The tradition economic solution is to grow the economy. Even if it was possible on this finite planet, our economic model funds expansion by increasing debt, which grows faster than the actual economy. Every economic sector is struggling to service their current debt load. Pensions are underfunded, student debt debilitates an entire generation, retail sales are down, store closings are increasing, wages have been stagnant for fifty years, and income inequity is increasing, so supporting more debt isn't possible. The classic alternatives at this point are hyperinflation, or total economic collapse.
Beginning 4000 years ago, debts have been forgiven as regular debt jubilees or in times of financial crisis. Today no banker wants to admit the debt they carry as asset is really junk, so writing off debt is avoided. At the peak of the 2008 crash, when it was obvious that banks had worthless balance sheets, they still resisted Federal bailouts which required them to write off their bad loans. In Europe, the banks dealing with Greece extracted ruinous pension cuts and privatization of public assets before they would consider writing off uncollectable debts. The fiction of debt value is hard to transcend, because it brings into question the judgement of the person or institution that loaned the money in the first place.
Modern Monetary Theory (MMT) is an emerging economic model which suggests that fiat money can be used to advantage. During the 2008 crash, the central banks created $20 trillion in "funny money" to buy up bad debts from the banking industry. This eventually ended the panic and avoided a collapse of the western economies. MMT suggests using the same kind of "funny money" to eliminate debts for the larger population.
Specifically, the government could issue vouchers to provide debt relief for mortgages, student loans, and credit cards, as well as funding a Universal Basic Income (UBI). For instance, the Treasury could send a voucher to each person with a mortgage, to be mailed to their mortgage lender, cutting the principle balance by 50%, tax free. The same kind of voucher could be sent to everyone with a student loan or a credit card, cutting their balance by 50%, all paid by the Treasury. This same source would fund a UBI for everyone with a Social Security number, dealing with the twin employment challenges of outsourcing and automation.

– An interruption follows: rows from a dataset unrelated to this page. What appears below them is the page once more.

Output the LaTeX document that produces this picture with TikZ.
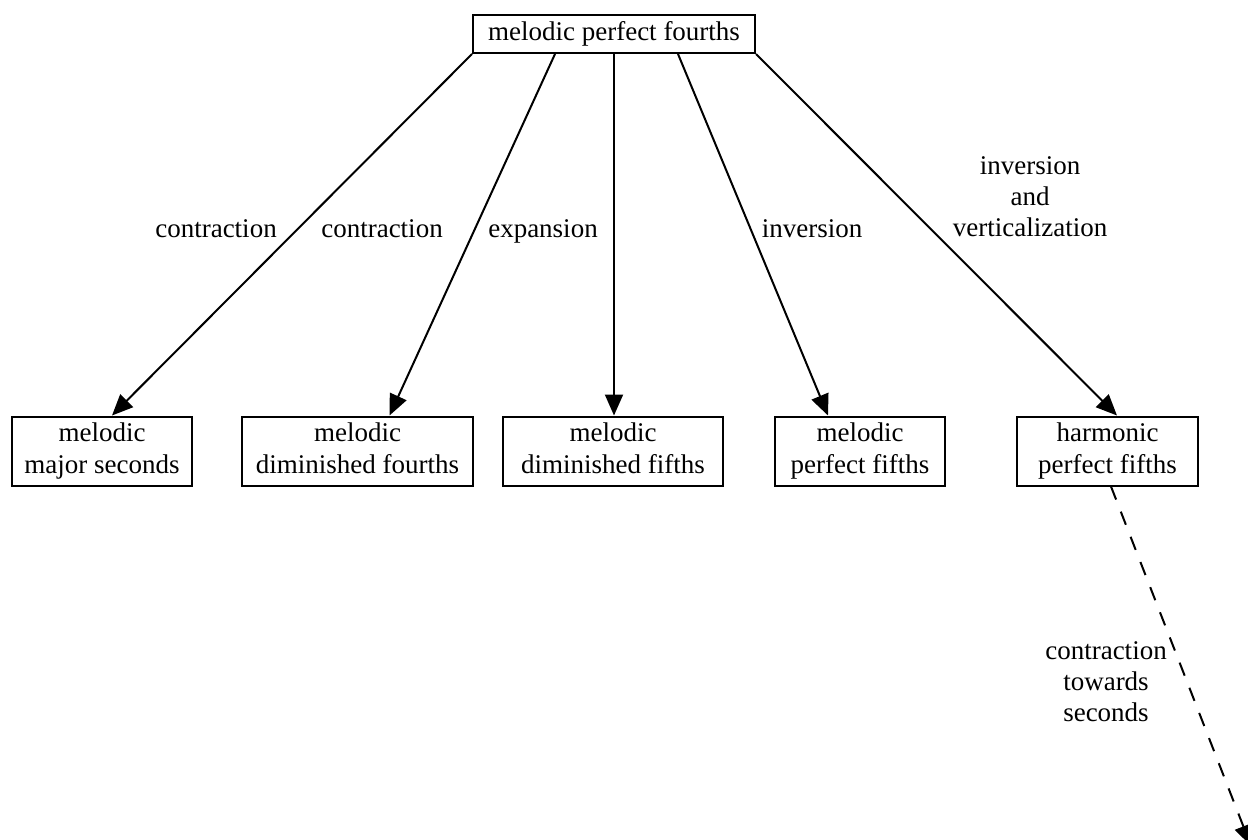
\documentclass[tikz,border=0pt]{standalone}
\usepackage{fontspec}
\setmainfont{Liberation Serif}
\usetikzlibrary{arrows.meta}

\begin{document}
\begin{tikzpicture}[
    x=0.5pt, y=-0.5pt,
    box/.style={draw, line width=1pt, minimum height=34.5pt, inner sep=1pt, text depth=3.2pt, align=center, font=\fontsize{13.5}{16}\selectfont},
    arrow/.style={-{Triangle[length=10.5pt,width=9pt]}, line width=1pt},
    lbl/.style={align=center, inner sep=1pt, text depth=3.2pt, font=\fontsize{13.5}{15.5}\selectfont}
]
\useasboundingbox (0,0) rectangle (1248,840);
\clip (0,0) rectangle (1248,840);

% Source node
\node[box, minimum width=141pt, minimum height=19pt] (fourths) at (614,34) {melodic perfect fourths};

% Derived nodes
\node[box, minimum width=90pt] (seconds) at (102,451) {melodic\\major seconds};
\node[box, minimum width=115.5pt] (dimfourths) at (357.5,451) {melodic\\diminished fourths};
\node[box, minimum width=110pt] (dimfifths) at (613,451) {melodic\\diminished fifths};
\node[box, minimum width=85pt] (perfifths) at (860,451) {melodic\\perfect fifths};
\node[box, minimum width=90.5pt] (harmfifths) at (1107.5,451) {harmonic\\perfect fifths};

% Edge labels
\node[lbl] (lcon1) at (216,232) {contraction};
\node[lbl] (lcon2) at (382,232) {contraction};
\node[lbl] (lexp) at (543,232) {expansion};
\node[lbl] (linv) at (812,232) {inversion};
\node[lbl] (linvv) at (1030,199.5) {inversion\\and\\verticalization};
\node[lbl] (ltow) at (1106,685) {contraction\\towards\\seconds};

% Off-page target
\coordinate (offpage) at (1251,846);

% Arrows
\draw[arrow] (fourths.south west) -- ([xshift=5pt]seconds.north);
\draw[arrow] ([xshift=-29.5pt]fourths.south) -- ([xshift=16pt]dimfourths.north);
\draw[arrow] (fourths.south) -- (fourths.south |- dimfifths.north);
\draw[arrow] ([xshift=32pt]fourths.south) -- ([xshift=-16pt]perfifths.north);
\draw[arrow] (fourths.south east) -- ([xshift=4.75pt]harmfifths.north);
\draw[arrow, dash pattern=on 7pt off 6.5pt] ([xshift=1.75pt]harmfifths.south) -- (offpage);

\end{tikzpicture}
\end{document}
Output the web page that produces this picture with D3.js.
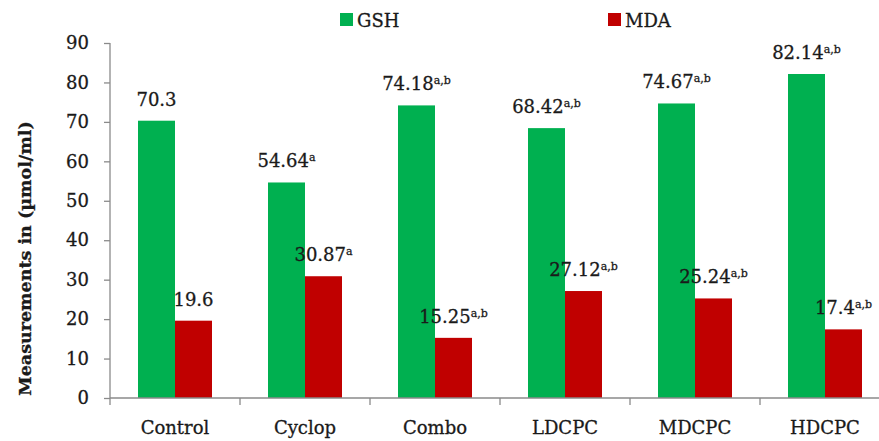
<!DOCTYPE html>
<html>
<head>
<meta charset="utf-8">
<script src="https://cdn.jsdelivr.net/npm/d3@7"></script>
<style>
  html, body { margin: 0; padding: 0; background: #fff; }
  svg { display: block; }
  text { font-family: "DejaVu Serif", serif; fill: #1a1a1a; stroke: #1a1a1a; stroke-width: 0.3px; }
</style>
</head>
<body>
<svg id="chart" width="879" height="441"></svg>
<script>
const categories = ["Control", "Cyclop", "Combo", "LDCPC", "MDCPC", "HDCPC"];
const seriesNames = ["GSH", "MDA"];
const gshValues = [70.3, 54.64, 74.18, 68.42, 74.67, 82.14];
const mdaValues = [19.6, 30.87, 15.25, 27.12, 25.24, 17.4];
const gshSup = ["", "a", "a,b", "a,b", "a,b", "a,b"];
const mdaSup = ["", "a", "a,b", "a,b", "a,b", "a,b"];
const yTicks = [0, 10, 20, 30, 40, 50, 60, 70, 80, 90];
const colors = ["#00B050", "#C00000"];
const yTitle = "Measurements in (µmol/ml)";

(function () {
const svg = d3.select("#chart");
const W = 879, H = 441;
const mLeft = 110, mRight = 890, mTop = 43, mBottom = 398;

const x = d3.scaleBand().domain(categories).range([mLeft, mRight]).paddingInner(0).paddingOuter(0);
const inner = d3.scaleBand().domain(seriesNames).range([0, x.bandwidth()]).paddingInner(0).paddingOuter(0.757);
const y = d3.scaleLinear().domain([0, 90]).range([mBottom, mTop]);

const data = categories.map((c, i) => ({
  cat: c,
  vals: [
    { s: "GSH", v: gshValues[i], sup: gshSup[i], color: colors[0] },
    { s: "MDA", v: mdaValues[i], sup: mdaSup[i], color: colors[1] }
  ]
}));

// bars
const groups = svg.append("g").selectAll("g").data(data).join("g")
  .attr("transform", d => `translate(${x(d.cat)},0)`);
groups.selectAll("rect").data(d => d.vals).join("rect")
  .attr("x", d => inner(d.s))
  .attr("width", inner.bandwidth())
  .attr("y", d => y(d.v))
  .attr("height", d => y(0) - y(d.v))
  .attr("fill", d => d.color);

// value labels
groups.selectAll("text.val").data(d => d.vals).join("text")
  .attr("class", "val")
  .attr("x", d => inner(d.s) + inner.bandwidth() / 2)
  .attr("y", d => y(d.v) - 15)
  .attr("text-anchor", "middle")
  .style("font-size", "18px")
  .each(function(d) {
    const t = d3.select(this);
    t.append("tspan").text(d.v);
    if (d.sup) {
      t.append("tspan").attr("dy", -6).style("font-size", "11px").text(d.sup);
    }
  });

// axes
const axisColor = "#8a8a8a";
const yAxis = svg.append("g").attr("transform", `translate(${mLeft},0)`)
  .call(d3.axisLeft(y).tickValues(yTicks).tickSize(6).tickPadding(15));
yAxis.select(".domain").remove();
yAxis.selectAll(".tick line").attr("stroke", axisColor).attr("stroke-width", 1.3);
yAxis.selectAll(".tick text").style("font-size", "18px").style("font-family", "DejaVu Serif, serif");
yAxis.append("line").attr("x1", 0).attr("x2", 0).attr("y1", y(90)).attr("y2", y(0))
  .attr("stroke", axisColor).attr("stroke-width", 1.3);

// x axis
const xg = svg.append("g");
xg.append("line").attr("x1", mLeft).attr("x2", W).attr("y1", y(0)).attr("y2", y(0))
  .attr("stroke", axisColor).attr("stroke-width", 1.3);
const boundaries = categories.map(c => x(c));
xg.selectAll("line.tk").data(boundaries).join("line").attr("class", "tk")
  .attr("x1", d => d).attr("x2", d => d).attr("y1", y(0)).attr("y2", y(0) + 7)
  .attr("stroke", axisColor).attr("stroke-width", 1.3);
xg.selectAll("text.cat").data(categories).join("text").attr("class", "cat")
  .attr("x", d => x(d) + x.bandwidth() / 2)
  .attr("y", y(0) + 36)
  .attr("text-anchor", "middle")
  .style("font-size", "18px")
  .text(d => d);

// y title
svg.append("text")
  .attr("transform", `translate(31,${(115 + 402) / 2}) rotate(-90)`)
  .attr("text-anchor", "middle")
  .style("font-size", "17.5px")
  .style("font-weight", "bold")
  .text(yTitle);

// legend
const legX = [340, 608];
const leg = svg.append("g").selectAll("g").data(seriesNames).join("g")
  .attr("transform", (d, i) => `translate(${legX[i]},13)`);
leg.append("rect").attr("width", 13).attr("height", 13).attr("fill", (d, i) => colors[i]);
leg.append("text").attr("x", 17).attr("y", 14).style("font-size", "18px").text(d => d);
})();
</script>
</body>
</html>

This might seem like foolish inflationary pie in the sky, but the current model is headed to hyperinflation or collapse, with increasing economic inequity, creating endless war and environmental devastation, without little benefit to the larger population. The MMT investment model would do for the 90% what the bank bailout did for the corporations and the 1%, giving a real boost to the real economy, unlike the Trump tax cut.